== Information provided ==
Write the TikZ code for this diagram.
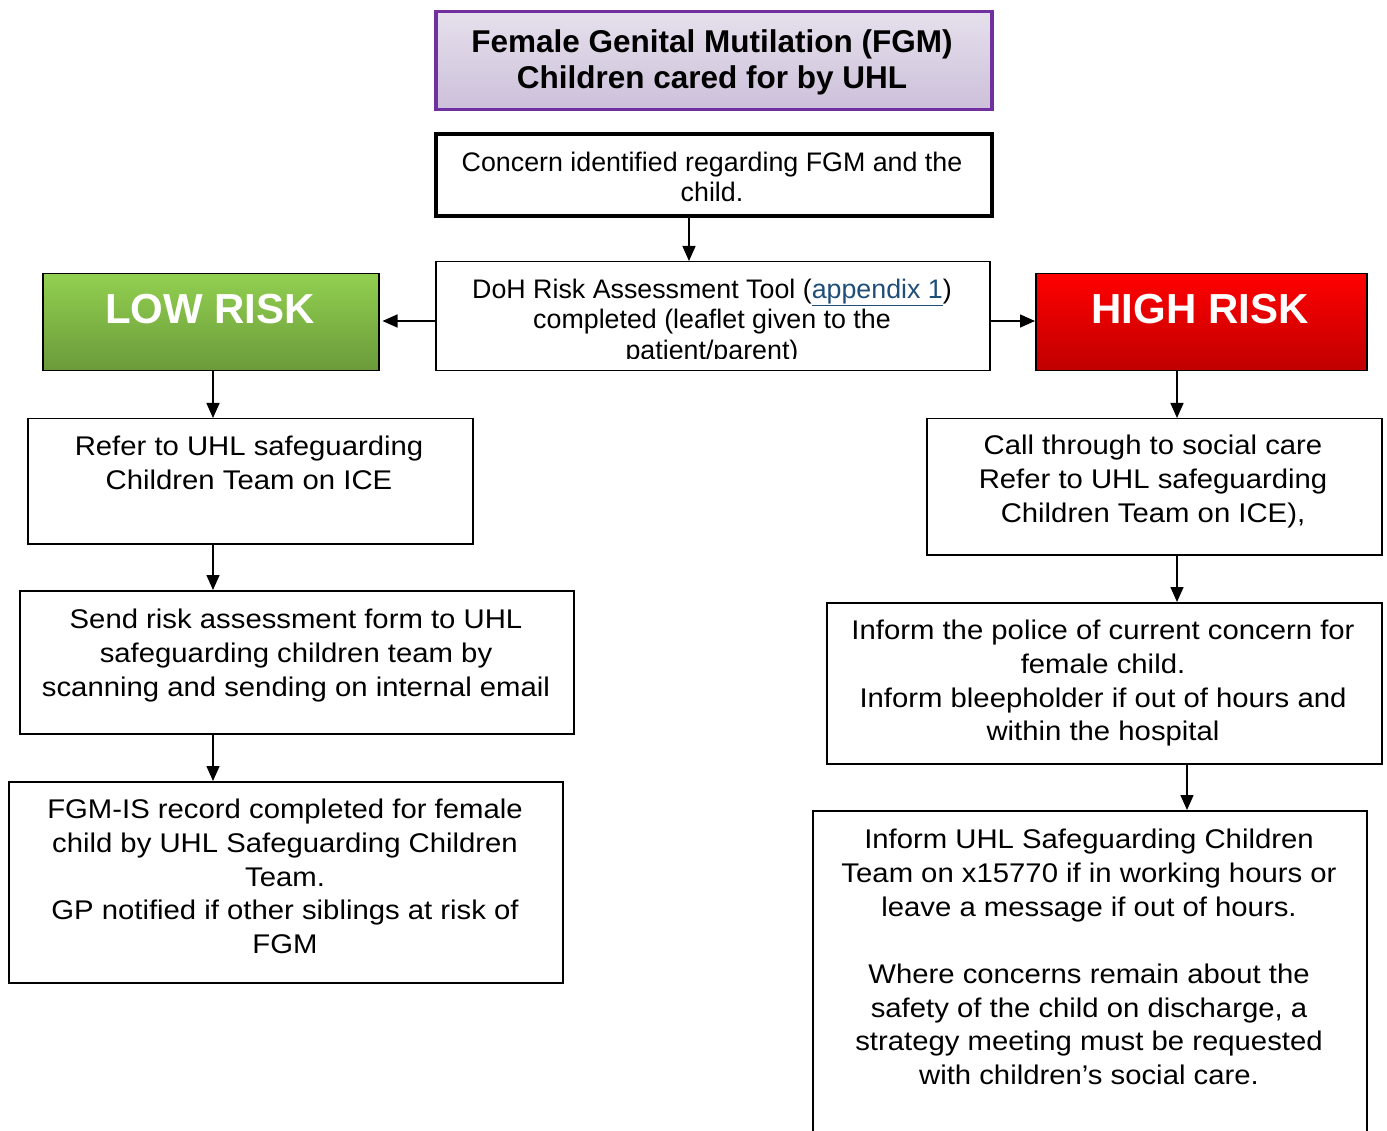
\documentclass[tikz,border=0pt]{standalone}
\usepackage{fontspec}
\setmainfont{Liberation Sans}
\newfontfamily\bodyfont[FakeStretch=1.085]{Liberation Sans}
\usetikzlibrary{arrows.meta,calc}
\definecolor{purp}{HTML}{7030A0}
\definecolor{lavtop}{HTML}{E6E0EC}
\definecolor{lavbot}{HTML}{CCC0DA}
\definecolor{grtop}{HTML}{92D050}
\definecolor{grbot}{HTML}{6A9A3A}
\definecolor{rdtop}{HTML}{FF0000}
\definecolor{rdbot}{HTML}{C00000}
\definecolor{linkblue}{HTML}{1F4E79}
\begin{document}
\begin{tikzpicture}[x=1pt,y=-1pt,
  box/.style={draw=black, line width=1.5pt, fill=white, inner sep=0pt, anchor=north west},
  txt/.style={font=\bodyfont\fontsize{27}{33.7}\selectfont, align=center, inner sep=0pt, anchor=north},
  stxt/.style={font=\fontsize{26.8}{30.3}\selectfont, align=center, inner sep=0pt, anchor=north},
  risktxt/.style={font=\fontsize{42}{48}\selectfont\bfseries, text=white, inner sep=0pt, anchor=north},
  arr/.style={line width=1.5pt, -{Triangle[length=15pt,width=13pt]}},
]
\useasboundingbox (0,0) rectangle (1387,1131);
\clip (0,0) rectangle (1387,1131);

% boxes
\node[box, draw=purp, line width=3.5pt, top color=lavtop, bottom color=lavbot,
      minimum width=556pt, minimum height=98pt] (title) at (434,10) {};
\node[box, line width=4pt, minimum width=556pt, minimum height=82pt] (concern) at (434,132) {};
\node[box, minimum width=554pt, minimum height=109pt] (doh) at (435,261) {};
\node[box, top color=grtop, bottom color=grbot, minimum width=336pt, minimum height=97pt] (low) at (42,273) {};
\node[box, top color=rdtop, bottom color=rdbot, minimum width=331pt, minimum height=97pt] (high) at (1035,273) {};
\node[box, minimum width=445pt, minimum height=125pt] (refer) at (27,418) {};
\node[box, minimum width=554pt, minimum height=143pt] (send) at (19,590) {};
\node[box, minimum width=554pt, minimum height=201pt] (fgmis) at (8,781) {};
\node[box, minimum width=455pt, minimum height=136pt] (call) at (926,418) {};
\node[box, minimum width=555pt, minimum height=161pt] (police) at (826,602) {};
\node[box, minimum width=554pt, minimum height=340pt] (uhl) at (812,810) {};

% texts
\node[inner sep=0pt, anchor=north, align=center, font=\fontsize{31.5}{36}\selectfont\bfseries] (titlet) at (712,29)
  {Female Genital Mutilation (FGM)\\Children cared for by UHL};
\node[stxt] (concernt) at (712,152) {Concern identified regarding FGM and the\\child.};
\begin{scope}
  \clip (doh.north west) rectangle (989,359);
  \node[stxt] (doht) at (712,279) {DoH Risk Assessment Tool ({\color{linkblue}\underline{appendix 1}})\\completed (leaflet given to the\\patient/parent)};
\end{scope}
\node[risktxt] (lowt) at (210,294) {LOW RISK};
\node[risktxt] (hight) at (1200,294) {HIGH RISK};
\node[txt] (refert) at (249,436) {Refer to UHL safeguarding\\Children Team on ICE};
\node[txt] (sendt) at (296,609) {Send risk assessment form to UHL\\safeguarding children team by\\scanning and sending on internal email};
\node[txt] (fgmist) at (285,799) {FGM-IS record completed for female\\child by UHL Safeguarding Children\\Team.\\GP notified if other siblings at risk of\\FGM};
\node[txt] (callt) at (1153,435) {Call through to social care\\Refer to UHL safeguarding\\Children Team on ICE),};
\node[txt] (policet) at (1103,620) {Inform the police of current concern for\\female child.\\Inform bleepholder if out of hours and\\within the hospital};
\node[txt] (uhlt) at (1089,829) {Inform UHL Safeguarding Children\\Team on x15770 if in working hours or\\leave a message if out of hours.\\[33.7pt]Where concerns remain about the\\safety of the child on discharge, a\\strategy meeting must be requested\\with children’s social care.};

% connectors
\coordinate (xc) at (689,0);
\coordinate (xl) at (213,0);
\coordinate (xr) at (1177,0);
\coordinate (xr2) at (1187,0);
\coordinate (ym) at (0,321);
\draw[arr] (concern.south -| xc) -- (doh.north -| xc);
\draw[arr, shorten >=3pt] (doh.west |- ym) -- (low.east |- ym);
\draw[arr] (doh.east |- ym) -- (high.west |- ym);
\draw[arr] (low.south -| xl) -- (refer.north -| xl);
\draw[arr] (refer.south -| xl) -- (send.north -| xl);
\draw[arr] (send.south -| xl) -- (fgmis.north -| xl);
\draw[arr] (high.south -| xr) -- (call.north -| xr);
\draw[arr] (call.south -| xr) -- (police.north -| xr);
\draw[arr] (police.south -| xr2) -- (uhl.north -| xr2);
\end{tikzpicture}
\end{document}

== Task objective ==
Repeat the listing in full and exactly. Do not include any images.

== Answer in full ==
Write the TikZ code for this diagram.
\documentclass[tikz,border=0pt]{standalone}
\usepackage{fontspec}
\setmainfont{Liberation Sans}
\newfontfamily\bodyfont[FakeStretch=1.085]{Liberation Sans}
\usetikzlibrary{arrows.meta,calc}
\definecolor{purp}{HTML}{7030A0}
\definecolor{lavtop}{HTML}{E6E0EC}
\definecolor{lavbot}{HTML}{CCC0DA}
\definecolor{grtop}{HTML}{92D050}
\definecolor{grbot}{HTML}{6A9A3A}
\definecolor{rdtop}{HTML}{FF0000}
\definecolor{rdbot}{HTML}{C00000}
\definecolor{linkblue}{HTML}{1F4E79}
\begin{document}
\begin{tikzpicture}[x=1pt,y=-1pt,
  box/.style={draw=black, line width=1.5pt, fill=white, inner sep=0pt, anchor=north west},
  txt/.style={font=\bodyfont\fontsize{27}{33.7}\selectfont, align=center, inner sep=0pt, anchor=north},
  stxt/.style={font=\fontsize{26.8}{30.3}\selectfont, align=center, inner sep=0pt, anchor=north},
  risktxt/.style={font=\fontsize{42}{48}\selectfont\bfseries, text=white, inner sep=0pt, anchor=north},
  arr/.style={line width=1.5pt, -{Triangle[length=15pt,width=13pt]}},
]
\useasboundingbox (0,0) rectangle (1387,1131);
\clip (0,0) rectangle (1387,1131);

% boxes
\node[box, draw=purp, line width=3.5pt, top color=lavtop, bottom color=lavbot,
      minimum width=556pt, minimum height=98pt] (title) at (434,10) {};
\node[box, line width=4pt, minimum width=556pt, minimum height=82pt] (concern) at (434,132) {};
\node[box, minimum width=554pt, minimum height=109pt] (doh) at (435,261) {};
\node[box, top color=grtop, bottom color=grbot, minimum width=336pt, minimum height=97pt] (low) at (42,273) {};
\node[box, top color=rdtop, bottom color=rdbot, minimum width=331pt, minimum height=97pt] (high) at (1035,273) {};
\node[box, minimum width=445pt, minimum height=125pt] (refer) at (27,418) {};
\node[box, minimum width=554pt, minimum height=143pt] (send) at (19,590) {};
\node[box, minimum width=554pt, minimum height=201pt] (fgmis) at (8,781) {};
\node[box, minimum width=455pt, minimum height=136pt] (call) at (926,418) {};
\node[box, minimum width=555pt, minimum height=161pt] (police) at (826,602) {};
\node[box, minimum width=554pt, minimum height=340pt] (uhl) at (812,810) {};

% texts
\node[inner sep=0pt, anchor=north, align=center, font=\fontsize{31.5}{36}\selectfont\bfseries] (titlet) at (712,29)
  {Female Genital Mutilation (FGM)\\Children cared for by UHL};
\node[stxt] (concernt) at (712,152) {Concern identified regarding FGM and the\\child.};
\begin{scope}
  \clip (doh.north west) rectangle (989,359);
  \node[stxt] (doht) at (712,279) {DoH Risk Assessment Tool ({\color{linkblue}\underline{appendix 1}})\\completed (leaflet given to the\\patient/parent)};
\end{scope}
\node[risktxt] (lowt) at (210,294) {LOW RISK};
\node[risktxt] (hight) at (1200,294) {HIGH RISK};
\node[txt] (refert) at (249,436) {Refer to UHL safeguarding\\Children Team on ICE};
\node[txt] (sendt) at (296,609) {Send risk assessment form to UHL\\safeguarding children team by\\scanning and sending on internal email};
\node[txt] (fgmist) at (285,799) {FGM-IS record completed for female\\child by UHL Safeguarding Children\\Team.\\GP notified if other siblings at risk of\\FGM};
\node[txt] (callt) at (1153,435) {Call through to social care\\Refer to UHL safeguarding\\Children Team on ICE),};
\node[txt] (policet) at (1103,620) {Inform the police of current concern for\\female child.\\Inform bleepholder if out of hours and\\within the hospital};
\node[txt] (uhlt) at (1089,829) {Inform UHL Safeguarding Children\\Team on x15770 if in working hours or\\leave a message if out of hours.\\[33.7pt]Where concerns remain about the\\safety of the child on discharge, a\\strategy meeting must be requested\\with children’s social care.};

% connectors
\coordinate (xc) at (689,0);
\coordinate (xl) at (213,0);
\coordinate (xr) at (1177,0);
\coordinate (xr2) at (1187,0);
\coordinate (ym) at (0,321);
\draw[arr] (concern.south -| xc) -- (doh.north -| xc);
\draw[arr, shorten >=3pt] (doh.west |- ym) -- (low.east |- ym);
\draw[arr] (doh.east |- ym) -- (high.west |- ym);
\draw[arr] (low.south -| xl) -- (refer.north -| xl);
\draw[arr] (refer.south -| xl) -- (send.north -| xl);
\draw[arr] (send.south -| xl) -- (fgmis.north -| xl);
\draw[arr] (high.south -| xr) -- (call.north -| xr);
\draw[arr] (call.south -| xr) -- (police.north -| xr);
\draw[arr] (police.south -| xr2) -- (uhl.north -| xr2);
\end{tikzpicture}
\end{document}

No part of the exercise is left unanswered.